Raise your hand if you’ve ever been to a garage sale.
Ok, very well.
Now raise your hand if you’ve ever been to a flea market.
Ok, good, good.
Now, raise your hands if you’ve ever been to a Lomtalanítás.
What? You haven’t? Well, you are not alone. But you should. And in order to do so, you need to be in Budapest, the capital city of Hungary, around the beginning of Spring or Autumn. Because for the people of Budapest there are special days during the year to get rid of their unwanted bulky furniture and other garbage.
Hungary had a communist past that very few people in the country miss nowadays, made of terror, police control, limited freedom and almost zero privacy. But there were also nice traditions and some of them lasted like the Lomtalanítás, a special day in which the Government offers a free service: picking and disposing your garbage of any size. Just dump it in front of your house.

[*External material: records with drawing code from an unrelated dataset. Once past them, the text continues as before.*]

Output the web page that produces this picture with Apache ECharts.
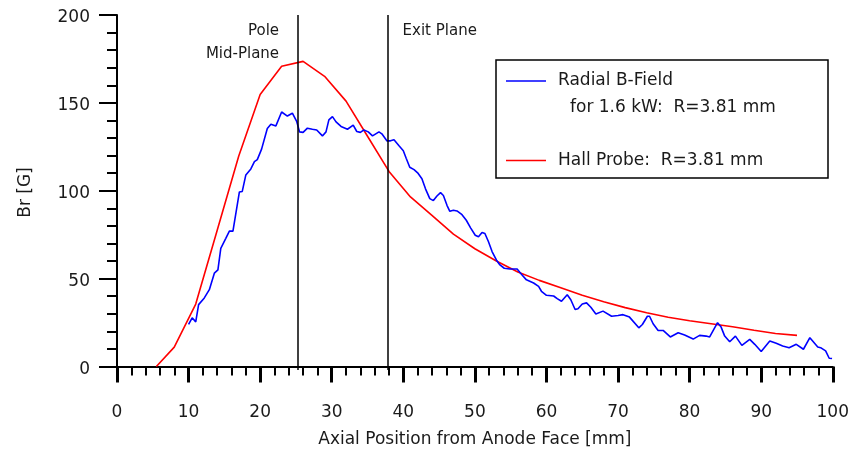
<!DOCTYPE html>
<html>
<head>
<meta charset="utf-8">
<script src="https://cdn.jsdelivr.net/npm/echarts@6/dist/echarts.min.js"></script>
<style>
  html, body { margin: 0; padding: 0; background: #fff; }
  #chart { width: 852px; height: 453px; }
</style>
</head>
<body>
<div id="chart"></div>
<script>
// Radial magnetic field along the thruster axis (positions in mm, field in gauss)
const fieldX = [10.0, 10.5, 11.0, 11.4, 12.2, 12.9, 13.6, 14.1, 14.5, 15.2, 15.7, 16.2, 17.1, 17.5, 18.0, 18.7, 19.2, 19.6, 20.2, 21.0,
  21.5, 22.2, 23.0, 23.8, 24.5, 25.1, 25.5, 26.0, 26.6, 27.3, 27.9, 28.7, 29.2, 29.6, 30.1, 30.6, 31.3, 32.2, 33.0, 33.5,
  34.0, 34.5, 35.1, 35.7, 36.6, 37.0, 37.7, 38.2, 38.7, 39.4, 40.0, 40.4, 40.9, 41.5, 42.0, 42.6, 43.1, 43.7, 44.2, 44.7,
  45.2, 45.6, 46.1, 46.5, 47.0, 47.5, 48.2, 48.8, 49.4, 50.05, 50.5, 51.0, 51.4, 51.9, 52.4, 53.0, 53.5, 54.1, 54.9, 55.9,
  56.5, 57.2, 58.2, 58.9, 59.3, 60.0, 61.0, 61.5, 62.1, 62.9, 63.4, 64.0, 64.4, 65.0, 65.6, 66.2, 66.9, 67.9, 69.1, 70.0,
  70.7, 71.6, 72.9, 73.4, 74.1, 74.4, 74.9, 75.6, 76.3, 77.3, 78.4, 79.3, 80.5, 81.4, 82.3, 82.8, 83.9, 84.4, 84.9, 85.6,
  86.4, 87.3, 88.4, 89.1, 90.0, 91.2, 92.1, 93.0, 93.9, 94.9, 95.9, 96.8, 97.9, 98.3, 99.0, 99.5, 99.9];
const fieldBr = [23.9, 27.7, 25.4, 35.2, 39, 43.7, 53.1, 55, 67.2, 72.9, 77, 77, 99.3, 99.6, 109, 112.4, 116.6, 117.7, 123.7, 135.4,
  137.9, 136.9, 144.8, 142.5, 144.1, 139.5, 133.5, 133.2, 135.6, 135, 134.6, 131.2, 133.5, 140.3, 142.2, 139.2, 136.6, 135, 137.3, 133.7,
  133.2, 134.6, 133.5, 131.2, 133.5, 132.4, 128.4, 128.4, 129, 125.6, 122.8, 118.5, 113.4, 112, 110.2, 106.8, 101.1, 95.5, 94.4, 97,
  98.9, 97.3, 91.7, 88.3, 88.9, 88.5, 86.4, 83.2, 78.9, 74.7, 73.8, 76.3, 75.7, 71, 65.4, 60.6, 57.8, 55.9, 55.5, 55.5,
  52.5, 49.3, 47.5, 45.6, 42.8, 40.5, 40.1, 38.6, 37.1, 40.8, 38, 32.4, 32.9, 35.6, 36.2, 33.7, 29.9, 31.5, 28.6, 29,
  29.5, 28.1, 22, 23.9, 28.6, 28.6, 24.3, 20.5, 20.5, 16.8, 19.2, 17.9, 15.6, 17.7, 17.3, 16.8, 24.9, 22.4, 17.3, 14.1,
  17.3, 12, 15.4, 12.6, 8.5, 14.5, 13.2, 11.7, 10.7, 12.6, 9.8, 16.4, 11.1, 10.7, 8.9, 4.7, 4.5];

// Hall probe measurements
const hallX = [5.5, 8, 11, 14, 17, 20, 23, 26, 29, 32, 35, 38, 41, 44, 47, 50, 53, 56, 59, 62, 65, 68, 71, 74, 77, 80, 83, 86, 89, 92, 95];
const hallBr = [0, 11, 35.5, 77.5, 119.6, 154.8, 170.8, 173.6, 165.1, 151, 131, 111, 96.5, 86, 75.3, 67, 60, 53.8, 49, 44.8,
  40.5, 36.8, 33.5, 30.6, 28, 26, 24.3, 22.6, 20.6, 18.8, 17.7];

// Reference planes (mm)
const planePos = [25.3, 37.8];
const planeText = [['Pole', 'Mid-Plane'], ['Exit Plane']];

// Axis ticks
const yMajorTicks = [0, 50, 100, 150, 200];
const yMinorTicks = [10, 20, 30, 40, 60, 70, 80, 90, 110, 120, 130, 140, 160, 170, 180, 190];

const legendLines = [['Radial B-Field', 'for 1.6 kW:  R=3.81 mm'], ['Hall Probe:  R=3.81 mm']];
const seriesColors = ['#0000ff', '#ff0000'];

const FONT = 'DejaVu Sans';
const TEXT = '#1a1a1a';

const zip = (xs, ys) => xs.map((x, i) => [x, ys[i]]);

const chart = echarts.init(document.getElementById('chart'), null, { renderer: 'canvas' });

// The value axis starts just below zero so the x axis sits a little under the 0 tick
const yCommon = { type: 'value', min: -2, max: 200, splitLine: { show: false } };

chart.setOption({
  backgroundColor: '#fff',
  animation: false,
  grid: { left: 117, right: 17, top: 15, bottom: 80.5 },
  xAxis: {
    type: 'value', min: 0, max: 100, interval: 10,
    name: 'Axial Position from Anode Face [mm]',
    nameLocation: 'middle', nameGap: 61,
    nameTextStyle: { fontFamily: FONT, fontSize: 17, color: TEXT },
    axisLine: { lineStyle: { color: '#000', width: 2 } },
    axisTick: { inside: false, length: 16, lineStyle: { color: '#000', width: 3 } },
    minorTick: { show: true, splitNumber: 5, length: 9, lineStyle: { color: '#000', width: 2 } },
    axisLabel: { margin: 34, fontFamily: FONT, fontSize: 17, color: TEXT },
    splitLine: { show: false }
  },
  yAxis: [
    Object.assign({}, yCommon, {
      name: 'Br [G]', nameLocation: 'middle', nameGap: 83, nameRotate: 90,
      nameTextStyle: { fontFamily: FONT, fontSize: 17, color: TEXT },
      axisLine: { show: true, lineStyle: { color: '#000', width: 2 } },
      axisTick: { show: true, inside: false, length: 18, customValues: yMajorTicks, lineStyle: { color: '#000', width: 2 } },
      axisLabel: {
        margin: 27, customValues: yMajorTicks, verticalAlign: 'top', lineHeight: 6,
        fontFamily: FONT, fontSize: 17, color: TEXT
      }
    }),
    Object.assign({}, yCommon, {
      position: 'left',
      axisLine: { show: false },
      axisTick: { show: true, inside: false, length: 10, customValues: yMinorTicks, lineStyle: { color: '#000', width: 2 } },
      axisLabel: { show: false }
    })
  ],
  series: [
    {
      name: 'Radial B-Field', type: 'line', data: zip(fieldX, fieldBr),
      showSymbol: false, lineStyle: { color: seriesColors[0], width: 1.6 },
      z: 3,
      markLine: {
        silent: true, symbol: 'none', label: { show: false },
        lineStyle: { color: '#000', width: 1.5, type: 'solid' },
        data: planePos.map(p => ({ xAxis: p }))
      }
    },
    {
      name: 'Hall Probe', type: 'line', data: zip(hallX, hallBr),
      showSymbol: false, lineStyle: { color: seriesColors[1], width: 1.6 },
      z: 2
    }
  ]
});

// Plane captions placed beside their lines
const topY = chart.convertToPixel({ yAxisIndex: 0 }, 200);
const graphics = [];
planeText.forEach((lines, i) => {
  const px = chart.convertToPixel({ xAxisIndex: 0 }, planePos[i]);
  const leftSide = i === 0;
  lines.forEach((t, j) => {
    graphics.push({
      type: 'text',
      x: leftSide ? px - 19 : px + 15,
      y: topY + 16 + j * 22.7,
      style: {
        text: t, font: '15px "' + FONT + '"', fill: TEXT,
        align: leftSide ? 'right' : 'left', verticalAlign: 'middle'
      }
    });
  });
});

// Legend box
graphics.push({
  type: 'rect', shape: { x: 496, y: 60, width: 332, height: 118 },
  style: { fill: '#fff', stroke: '#000', lineWidth: 1.5 }, z: 10
});
const legendRows = [81, 160.5];
legendLines.forEach((lines, i) => {
  const y = legendRows[i];
  graphics.push({
    type: 'line', shape: { x1: 506, y1: y, x2: 546, y2: y },
    style: { stroke: seriesColors[i], lineWidth: 1.6 }, z: 11
  });
  lines.forEach((t, j) => {
    graphics.push({
      type: 'text', x: j === 0 ? 558 : 570, y: y + j * 26.5, z: 11,
      style: { text: t, font: '17px "' + FONT + '"', fill: TEXT, verticalAlign: 'middle' }
    });
  });
});

chart.setOption({ graphic: graphics });
</script>
</body>
</html>
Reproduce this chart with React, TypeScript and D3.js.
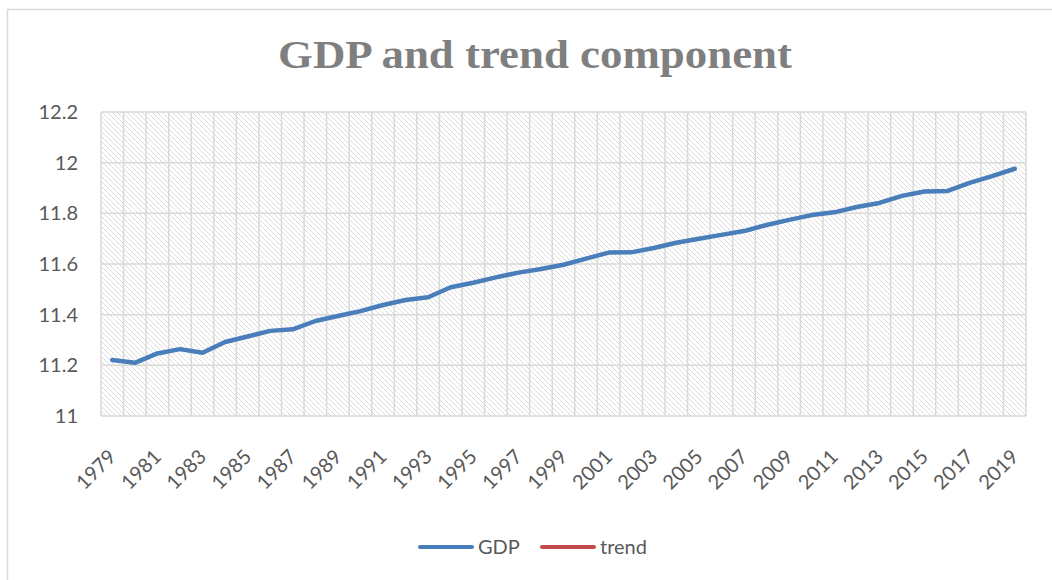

Easy.
And there is more: the authorities will come and collect everything the day after, allowing the city to become for one day an open air museum of memories and antiquities able to define Budapest and its people like very few other things. To really understand the lives, the history and the memories of the two millions Magyars in the capital, it’s mandatory to experience this massive clearance day.
Ok, someone less romantic might just define it a huge pile of rubbish in the city centre, and Lomtalanítás is not so popular like it used to be and might end very soon. But up until now there is at least one category of people who like it: those most in need.
Like taxes, Lomtalanítás is a system of repartition of wealth. What has close to zero value for someone might become very precious for others, and since the early morning on that special day, many people can be seen involved in a big Scavenger Hunt looking for something of value, in order to sell it then in a proper flea market.
And yes, also the bathtub in the picture was already “booked” by someone that very kindly lent it for the time of the picture. I couldn’t miss the chance of a calm, relaxing bath on the sidewalk of the most trafficked boulevard in Budapest.